Do wersji papierowej "Gościa Niedzielnego" zagląda zazwyczaj raz w tygodniu albo gdy jest u babci, albo w zakrystii, gdy sprzedaje gazetę. W parafii jest wielu stałych czytelników, mają swoje teczki i dzięki temu wiedzą, że gazety dla nich nie zabraknie. - Zawsze, gdy coś się dzieje w naszej parafii, "Gość Elbląski" jest z nami. Przyjeżdżacie do nas, gdy są dożynki albo inne wydarzenia. To fajna współpraca w lokalnym środowisku - mówi.

- "Gość Elbląski" to przede wszystkim niezastąpiony pomost informacyjny naszej diecezjalnej wspólnoty - mówi Andrzej Chołaszczyński, akolita z parafii NMP Nieustającej Pomocy z Iławy. - Jest to istotne, zwłaszcza dla nas, iławian, bo iławskie dekanaty są jednymi z najbardziej oddalonych od Elbląga. Mam to szczęście, że w naszej parafii Niepokalanego Poczęcia NMP "Gość Niedzielny" cieszy się dużą popularnością, nad czym czuwa wikariusz ks. Michał Mirowski. Jako posługujący w liturgicznej służbie dorosłych, rozprowadzając "Gościa" po Mszach św., cieszę się, że przyczyniam się do poczytności lokalnej prasy katolickiej. Życzę dalszych owocnych jubileuszów - dodaje.
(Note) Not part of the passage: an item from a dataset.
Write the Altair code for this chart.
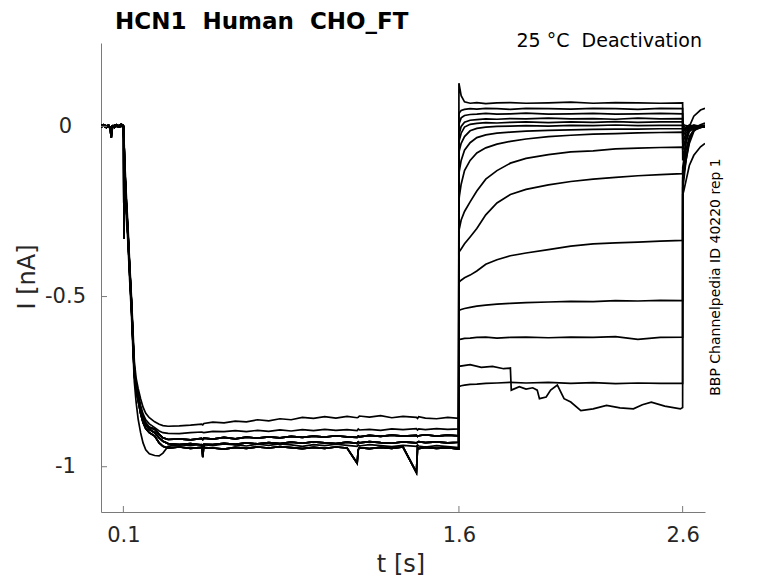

Waldemar Suilkowski z Prabut dodaje, że dzięki "Gościowi" można nie tylko dowiedzieć co dzieje się w pobliskich parafiach, ale także inspirować się działaniami innych, dzielić doświadczeniami i wydarzeniami. - Dzięki temu możemy pogłębiać naszą wiarę i ukazywać, że Kościół to nie tylko duchowni, ale każdy z nas - zauważa. Jak mówi, dzięki prasie katolickiej Kościół istnieje w społeczeństwie. - Dla mnie i żony jest to forma dialogu, dzięki któremu możliwa jest wymiana wiadomości z dziedziny religii, literatury, sztuki, nauki - mówi.

- Dla mnie i mojej rodziny "Gość Niedzielny" i dodatek elbląski są czymś, co pozwala szerzej spojrzeć na świat, dzięki różnorodnej tematyce. Umożliwia nam wcześniejsze zapoznanie się z czytaniami niedzielnymi, zapoznaje nas ze sztuką sakralną z różnych stron świata. Dodatek elbląski jest jak dobry deser do obiadu niedzielnego - podsumowuje Adam Serafinowicz.